There are also better options than the ferries for crossing the river. In 1883 the Brooklyn Bridge replaced an overburdened ferry service. More bridges and tunnels followed over the decades, providing new routes for cars, bikes and trains. New York’s subway is extensive and trains run every few minutes in rush hour. New York has lots of bus service, too. Because there are usually faster, more convenient options than the East River ferries, people choose the better options. New York has huge, unmet transit needs. Every dollar spent on slick, but inefficient ferries could do more good invested elsewhere in the system.

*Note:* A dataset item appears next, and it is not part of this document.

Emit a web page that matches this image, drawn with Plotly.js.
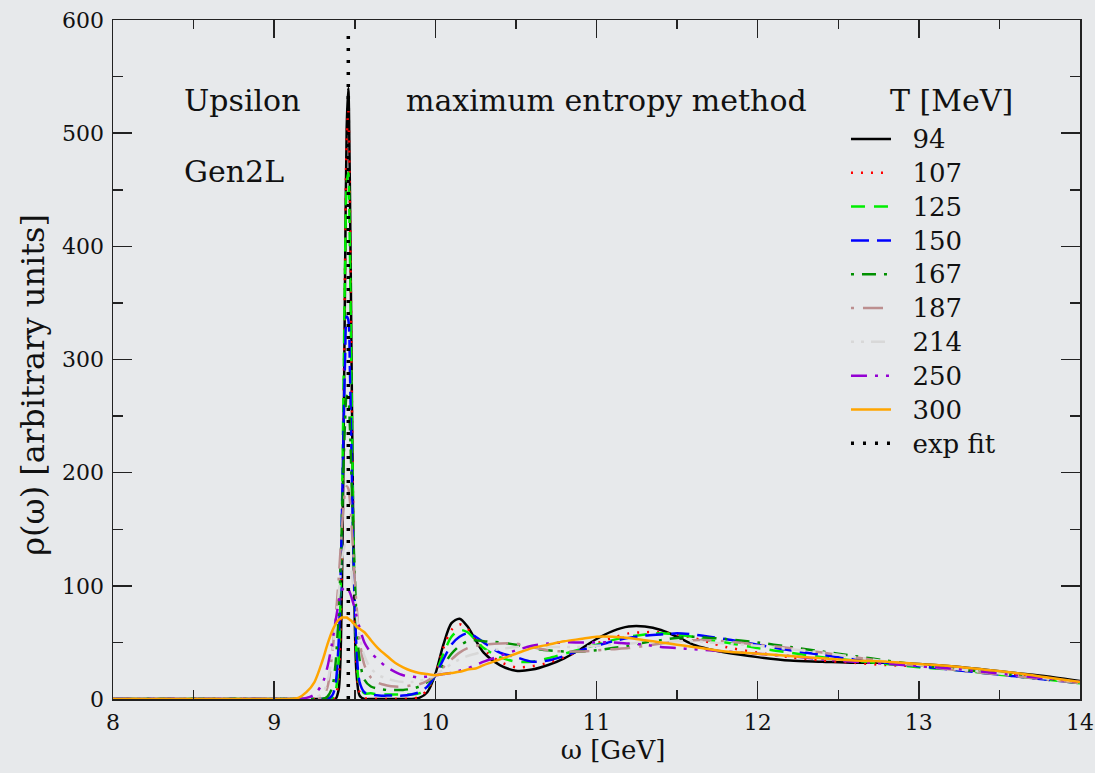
<!DOCTYPE html>
<html>
<head>
<meta charset="utf-8">
<script src="https://cdn.plot.ly/plotly-3.0.1.min.js"></script>
<style>
  html, body { margin: 0; padding: 0; background: #e7e9eb; }
  #chart { width: 1095px; height: 773px; }
</style>
</head>
<body>
<div id="chart"></div>
<script>
// Energy grid omega [GeV], dense around the 1S peak
const omega = [
  8.0, 9.0, 9.1, 9.15, 9.2, 9.25, 9.3, 9.33, 9.36, 9.38,
  9.40, 9.41, 9.42, 9.43, 9.44, 9.45, 9.46, 9.47, 9.48, 9.49,
  9.50, 9.51, 9.53, 9.56, 9.6, 9.65, 9.7, 9.75, 9.8, 9.85,
  9.9, 9.95, 10.0, 10.05, 10.1, 10.15, 10.2, 10.25, 10.3, 10.4,
  10.5, 10.6, 10.7, 10.8, 10.9, 11.0, 11.1, 11.2, 11.3, 11.4,
  11.5, 11.6, 11.7, 11.8, 12.0, 12.2, 12.4, 12.6, 12.8, 13.0,
  13.2, 13.4, 13.6, 13.8, 14.0
];

// Spectral functions rho(omega) for each temperature T [MeV]
const rhoT94 = [
  0, 0, 0, 0, 0, 0, 0, 0, 0, 0,
  8, 30, 95, 215, 375, 505, 540, 450, 300, 160,
  70, 25, 3, 0, 0, 0, 0, 0, 0, 0,
  1, 6, 22, 48, 67, 71, 64, 52, 41, 30,
  25, 26, 30, 36, 44, 53, 60, 64, 64, 61,
  55, 48, 44, 41, 37, 34, 33, 32, 32, 31,
  29, 26, 23, 20, 16
];
const rhoT107 = [
  0, 0, 0, 0, 0, 0, 0, 0, 0, 2,
  18, 50, 125, 245, 385, 495, 520, 435, 295, 165,
  80, 32, 6, 1, 0, 0, 0, 0, 0, 0,
  2, 8, 22, 45, 61, 66, 62, 53, 44, 33,
  28, 29, 32, 37, 43, 49, 54, 58, 59, 59,
  57, 54, 50, 46, 41, 37, 34, 32, 30, 29,
  27, 24, 21, 18, 15
];
const rhoT125 = [
  0, 0, 0, 0, 0, 0, 0, 0, 1, 6,
  35, 80, 160, 270, 385, 455, 465, 395, 275, 165,
  88, 42, 12, 5, 5, 4, 4, 4, 4, 4,
  5, 10, 22, 40, 55, 61, 59, 52, 45, 37,
  33, 33, 36, 40, 44, 48, 52, 55, 57, 58,
  57, 55, 52, 50, 45, 41, 37, 34, 31, 28,
  26, 23, 20, 17, 14
];
const rhoT150 = [
  0, 0, 0, 0, 0, 0, 0, 0, 3, 12,
  50, 95, 160, 235, 300, 338, 335, 290, 215, 140,
  85, 48, 15, 6, 4, 3, 3, 3, 3, 4,
  6, 11, 21, 35, 48, 55, 58, 55, 50, 41,
  37, 33, 34, 38, 43, 47, 51, 54, 56, 57,
  58, 57, 55, 53, 48, 43, 39, 35, 32, 29,
  26, 23, 20, 17, 14
];
const rhoT167 = [
  0, 0, 0, 0, 0, 0, 0, 2, 10, 30,
  75, 110, 155, 205, 245, 268, 265, 240, 195, 150,
  110, 75, 35, 17, 11, 9, 8, 8, 8, 9,
  11, 15, 21, 30, 40, 47, 51, 52, 51, 50,
  48, 45, 43, 42, 42, 43, 45, 47, 50, 52,
  54, 55, 54, 53, 50, 46, 42, 38, 34, 30,
  27, 24, 21, 18, 14
];
const rhoT187 = [
  0, 0, 0, 0, 0, 0, 2, 10, 40, 70,
  105, 128, 150, 170, 183, 188, 186, 175, 155, 130,
  105, 85, 52, 30, 19, 14, 12, 11, 11, 12,
  13, 16, 21, 28, 35, 41, 45, 47, 48, 49,
  49, 46, 43, 42, 42, 43, 44, 45, 47, 49,
  51, 52, 52, 51, 48, 45, 41, 37, 33, 29,
  26, 23, 20, 17, 14
];
const rhoT214 = [
  0, 0, 0, 0, 0, 1, 5, 15, 40, 65,
  92, 108, 122, 131, 136, 136, 132, 124, 113, 100,
  88, 76, 56, 38, 27, 21, 18, 16, 15, 15,
  16, 18, 21, 26, 31, 35, 38, 40, 42, 44,
  46, 46, 46, 46, 46, 47, 48, 49, 50, 50,
  51, 51, 50, 49, 47, 44, 41, 37, 33, 30,
  27, 24, 21, 18, 15
];
const rhoT250 = [
  0, 0, 0, 0, 1, 4, 14, 28, 50, 68,
  85, 92, 96, 98, 99, 99, 97, 94, 90, 85,
  80, 74, 63, 50, 41, 34, 28, 24, 21, 20,
  19, 20, 21, 22, 23, 25, 27, 30, 33, 38,
  43, 47, 49, 50, 50, 50, 50, 49, 48, 46,
  45, 44, 43, 42, 40, 38, 35, 33, 31, 29,
  27, 24, 21, 18, 15
];
const rhoT300 = [
  0, 0, 0, 1, 6, 15, 34, 48, 60, 66,
  70, 71, 72, 72, 72, 72, 71, 70, 69, 67,
  66, 64, 62, 59, 52, 44, 38, 32, 28, 25,
  23, 22, 21, 22, 23, 24, 26, 27, 30, 35,
  40, 45, 48, 51, 53, 55, 55, 54, 52, 50,
  48, 46, 44, 42, 40, 38, 36, 34, 33, 31,
  29, 26, 23, 19, 15
];

// Ground-state mass from the exponential fit (delta peak)
const expFitOmega = [9.46, 9.46];
const expFitRho = [0, 588];

const tempLabels = ['94', '107', '125', '150', '167', '187', '214', '250', '300'];
const series = [rhoT94, rhoT107, rhoT125, rhoT150, rhoT167, rhoT187, rhoT214, rhoT250, rhoT300];

const styles = [
  {color: '#000000', dash: 'solid'},
  {color: '#ff0000', dash: '2px,8px'},
  {color: '#00ee00', dash: '14px,9px'},
  {color: '#0000ff', dash: '18px,8px'},
  {color: '#009000', dash: '3px,8px,14px,8px'},
  {color: '#bc8f8f', dash: '3px,9px,20px,9px'},
  {color: '#d8d8d8', dash: '3px,7px,3px,7px,14px,7px'},
  {color: '#9400d3', dash: '16px,8px,3px,8px,3px,8px'},
  {color: '#ffa500', dash: 'solid'}
];

const serif = 'DejaVu Serif';

const legendName = t => '<span style="font-size:26px">&nbsp;&nbsp;' + t + '</span>';

const traces = series.map((ys, i) => ({
  x: omega,
  y: ys,
  type: 'scatter',
  mode: 'lines',
  name: legendName(tempLabels[i]),
  line: {color: styles[i].color, dash: styles[i].dash, width: 2.5, shape: 'spline', smoothing: 0.8}
}));

traces.push({
  x: expFitOmega,
  y: expFitRho,
  type: 'scatter',
  mode: 'lines',
  name: legendName('exp fit'),
  line: {color: '#000000', dash: '3px,9px', width: 3.5}
});

const axisCommon = {
  showline: true,
  linecolor: '#222',
  linewidth: 1.5,
  mirror: 'ticks',
  ticks: 'inside',
  tickcolor: '#222',
  tickwidth: 1.5,
  showgrid: false,
  zeroline: false,
  tickfont: {family: serif, size: 22, color: '#111'}
};

const textNote = (x, y, text) => ({
  x: x, y: y, xref: 'x', yref: 'y', text: text, showarrow: false,
  xanchor: 'left', yanchor: 'middle',
  font: {family: serif, size: 30, color: '#111'}
});

const layout = {
  width: 1095,
  height: 773,
  margin: {l: 113, r: 15, t: 20, b: 74, pad: 0},
  paper_bgcolor: '#e7e9eb',
  plot_bgcolor: '#e7e9eb',
  font: {family: serif, color: '#111'},
  showlegend: true,
  xaxis: Object.assign({}, axisCommon, {
    range: [8, 14],
    tick0: 8,
    dtick: 1,
    ticklen: 18,
    ticklabelstandoff: 3,
    minor: {dtick: 0.5, ticks: 'inside', ticklen: 9, tickcolor: '#222', tickwidth: 1.5},
    title: {text: '&nbsp;&nbsp;&nbsp;&nbsp;ω [GeV]', font: {family: serif, size: 26, color: '#111'}, standoff: 4}
  }),
  yaxis: Object.assign({}, axisCommon, {
    range: [0, 600],
    tick0: 0,
    dtick: 100,
    ticklen: 19,
    ticklabelstandoff: 3,
    minor: {dtick: 50, ticks: 'inside', ticklen: 10, tickcolor: '#222', tickwidth: 1.5},
    title: {text: 'ρ(ω) [arbitrary units]&nbsp;&nbsp;&nbsp;&nbsp;&nbsp;', font: {family: serif, size: 32, color: '#111'}, standoff: 8}
  }),
  legend: {
    x: 0.758,
    y: 0.857,
    xanchor: 'left',
    yanchor: 'top',
    bgcolor: 'rgba(0,0,0,0)',
    borderwidth: 0,
    itemwidth: 40,
    font: {family: serif, size: 23.7, color: '#111'}
  },
  annotations: [
    textNote(8.43, 529, 'Upsilon'),
    textNote(8.43, 466, 'Gen2L'),
    textNote(9.805, 529, 'maximum entropy method'),
    textNote(12.81, 529, 'T [MeV]')
  ]
};

Plotly.newPlot('chart', traces, layout, {displayModeBar: false, staticPlot: true});
</script>
</body>
</html>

Ferries are a useful tool for urban transit systems, but they have limitations. They are slow and expensive to operate. Ferries are poorly suited to operating on long routes that connect many stops, the type of routes that make useful and efficient transit systems. Ferries offer good features, like freedom from traffic, that are a real need in congested cities. But on its own, freedom from traffic doesn’t overcome the downsides of ferries. Like any important choice, ferries involve trade offs. Too often, cities overlook the downsides and get caught up in the ease and joy of travelling by ferry. Marketing wins out over solid analysis. The good news is waterfront cities can always choose ferries for those special cases where they’re the best way to provide convenient, useful trips to lots of residents. The joy of sailing serenely to work or school becomes a bonus, and a great bonus at that.